What is psychoanalysis?
In a nutshell, psychoanalysis relies on language, mainly speech, as its method of investigation. Psychoanalysis is about understanding the relationship between consciousness and the unconscious. The study of psychoanalysis is in many ways the study of the unconscious, it is never really complete. It is believed that we do not have immediate access to the unconscious––that it is hidden. To be conscious means to be awake and to be aware; it also means to develop a sense of who you are, what your thoughts, aspirations and desires are and how aware you are of their functioning. Freud started the work on the unconsciousness, Lacan took up many of his groundbreaking work on the unconscious; they have each put forward a number of ways in which the mechanisms that keep the unconscious together can be uncovered. If, as Lacan says, the unconscious is structured [in the most radical way] like a language, then it is precisely through language where we can learn to probe, question, interrogate and uncover the processes that hold the unconscious in place. I find Wittgenstein and Derrida’s work in this area enormously insightful.Psychoanalysis is about a questioning; a questioning that takes place through language—speech, the imagination and writing—and this means that every aspect, every process is put through a questioning. Psychoanalysis is also an intellectual field and its body of work provides useful and fruitful conceptual tools for writers, artists and intellectuals who are drawing from their life experience and making connections between their consciousness, their artistic skill, their unconscious, and projecting on a canvas or a page, the extent of what they themselves cannot address, fully, in their day-to-day speech. The conceptual tools which psychoanalysis provide allows many writers, scholars and artists to probe the limits of language: through speech, writing and the imagination, which is often represented in images.

A personal story
In 1973 my family, along with a quarter of a million of District Six residents, were forcibly removed from District Six, our ancestral home. The government had since the 1960s introduced various Acts, one of which was the Forced Removals Act, allowing them to forcibly remove us from District Six– which was slightly outside of the central business district and for which they had other plans.
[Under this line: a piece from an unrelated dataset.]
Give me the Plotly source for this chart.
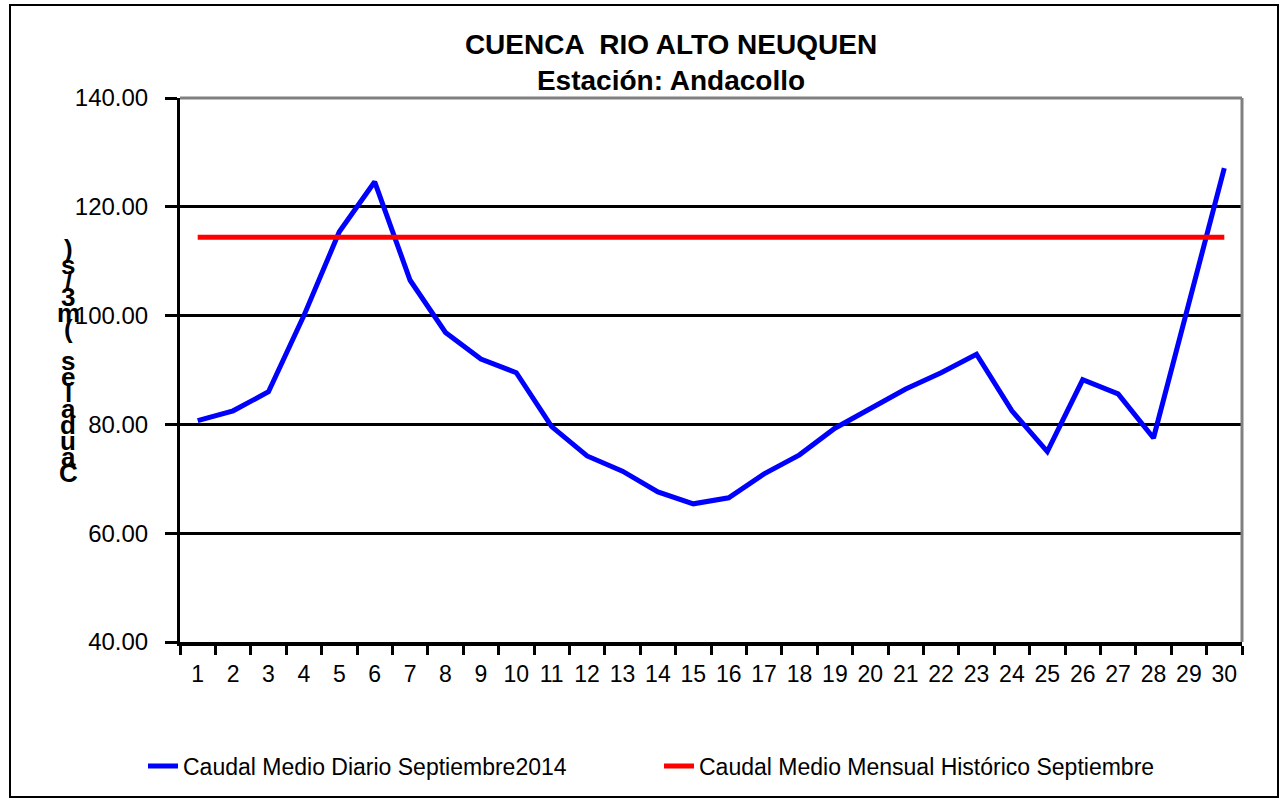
import plotly.graph_objects as go

# Datos
dias = [str(d) for d in range(1, 31)]
caudal_diario = [80.7, 82.5, 86.0, 100.0, 115.4, 124.6, 106.5, 96.9, 92.0, 89.5,
                 79.6, 74.2, 71.4, 67.6, 65.4, 66.5, 70.9, 74.4, 79.3, 83.0,
                 86.5, 89.5, 92.9, 82.5, 75.0, 88.2, 85.6, 77.5, 102.3, 127.1]
caudal_historico = [114.4] * 30
y_ticks = [40, 60, 80, 100, 120, 140]
titulo_y = "Caudales (m3/s)"

FONT = "Arial, Liberation Sans, sans-serif"
W, H = 1284, 800
L, R, T, B = 180, 42, 98, 158          # márgenes del área de trazado (px)
PW, PH = W - L - R, H - T - B


def px_x(x):   # píxel -> coordenada paper
    return (x - L) / PW


def px_y(y):
    return (H - B - y) / PH


fig = go.Figure()
fig.add_trace(go.Scatter(x=dias, y=caudal_diario, mode="lines",
                         name="Caudal Medio Diario Septiembre2014",
                         line=dict(color="#0000FF", width=5)))
fig.add_trace(go.Scatter(x=dias, y=caudal_historico, mode="lines",
                         name="Caudal Medio Mensual Histórico Septiembre",
                         line=dict(color="#FF0000", width=5)))

# eje de categorías: cada día ocupa una celda, marcas en los bordes
fig.update_xaxes(type="category", range=[-0.5, len(dias) - 0.5],
                 tickson="boundaries", ticks="outside",
                 ticklen=9, tickwidth=3, tickcolor="black", ticklabelstandoff=8,
                 tickangle=0,
                 showline=True, linecolor="black", linewidth=4,
                 showgrid=False, tickfont=dict(family=FONT, size=23, color="black"))
fig.update_yaxes(range=[40, 140], tickvals=y_ticks, tickformat=".2f",
                 ticks="outside", ticklen=12, tickwidth=3, tickcolor="black",
                 ticklabelstandoff=12,
                 showline=True, linecolor="black", linewidth=3,
                 showgrid=True, gridcolor="black", gridwidth=3, zeroline=False,
                 tickfont=dict(family=FONT, size=24, color="black"))

# marco gris superior y derecho del área de trazado
shapes = [
    dict(type="line", xref="paper", yref="paper", x0=0, x1=1, y0=1, y1=1,
         line=dict(color="#808080", width=3), layer="above"),
    dict(type="line", xref="paper", yref="paper", x0=1, x1=1, y0=0, y1=1,
         line=dict(color="#808080", width=3), layer="above"),
    # borde exterior del gráfico
    dict(type="rect", xref="paper", yref="paper",
         x0=px_x(10), x1=px_x(1278), y0=px_y(797), y1=px_y(5),
         line=dict(color="black", width=2)),
]

# título del eje Y con caracteres apilados (como en el original)
annotations = []
for i, ch in enumerate(reversed(titulo_y)):
    annotations.append(dict(text=ch, xref="paper", yref="paper",
                            x=px_x(68), y=px_y(249 + i * 16),
                            xanchor="center", yanchor="middle", showarrow=False,
                            font=dict(family=FONT, size=26, color="black",
                                      weight="bold")))

fig.update_layout(
    width=W, height=H,
    margin=dict(l=L, r=R, t=T, b=B),
    paper_bgcolor="white", plot_bgcolor="white",
    title=dict(text="CUENCA  RIO ALTO NEUQUEN<br>Estación: Andacollo",
               x=671 / W, xanchor="center", y=1 - 54 / H, yanchor="middle",
               font=dict(family=FONT, size=28, color="black", weight="bold")),
    legend=dict(orientation="h", x=px_x(143), xanchor="left",
                y=px_y(766), yanchor="middle", entrywidth=471,
                font=dict(family=FONT, size=23, color="black")),
    shapes=shapes, annotations=annotations,
)

fig.write_html("out.html", config={"displayModeBar": False},
               post_script="document.body.style.margin = '0';")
Every year after that on the same day, August 4th, I would break out in hives. For years my friends would joke about how I was trained in psychoanalysis yet could not find a cure to my annual psychosomatic hives. One day, feeling rather restess in Toronto (it was my first year there and I now had to confront many issues in my life) I sat down and wrote a story on District Six, as I remembered it as a child. I was now living outside of South Africa and not sure how to live in a world that seemed so devoid of struggle . . . well as I knew it. Be that as it may, one of my friends used my office for the afternoon; she spotted the story, read it and asked me to kindly give it to her as she wanted to take it to Fireweed for publication. It was published shortly after and I never saw my annual hives again. A year later Fireweed submitted my story to McClelland and Stewart as one of their best, to be judged along with hundreds of others by a blind jury. In 1992, “No Rosa, No District Six,” won “The Journey Prize: Best Short Fiction in Canada, 1992. These days I teach a number of different writing workshops and creative writing courses; I often share this story with students. One of my favourite writing workshops is titled, “Writing Memory, Writing the Body.” I urge students to keep a journal. Writing has a way of bringing consciousness to its brink; visibilising memories, transferring mental images to the page. Many choose to rewrite some of the events in their lives; others choose a path where upon they build on these memories because they provide gateways to consciousness and the unconscious.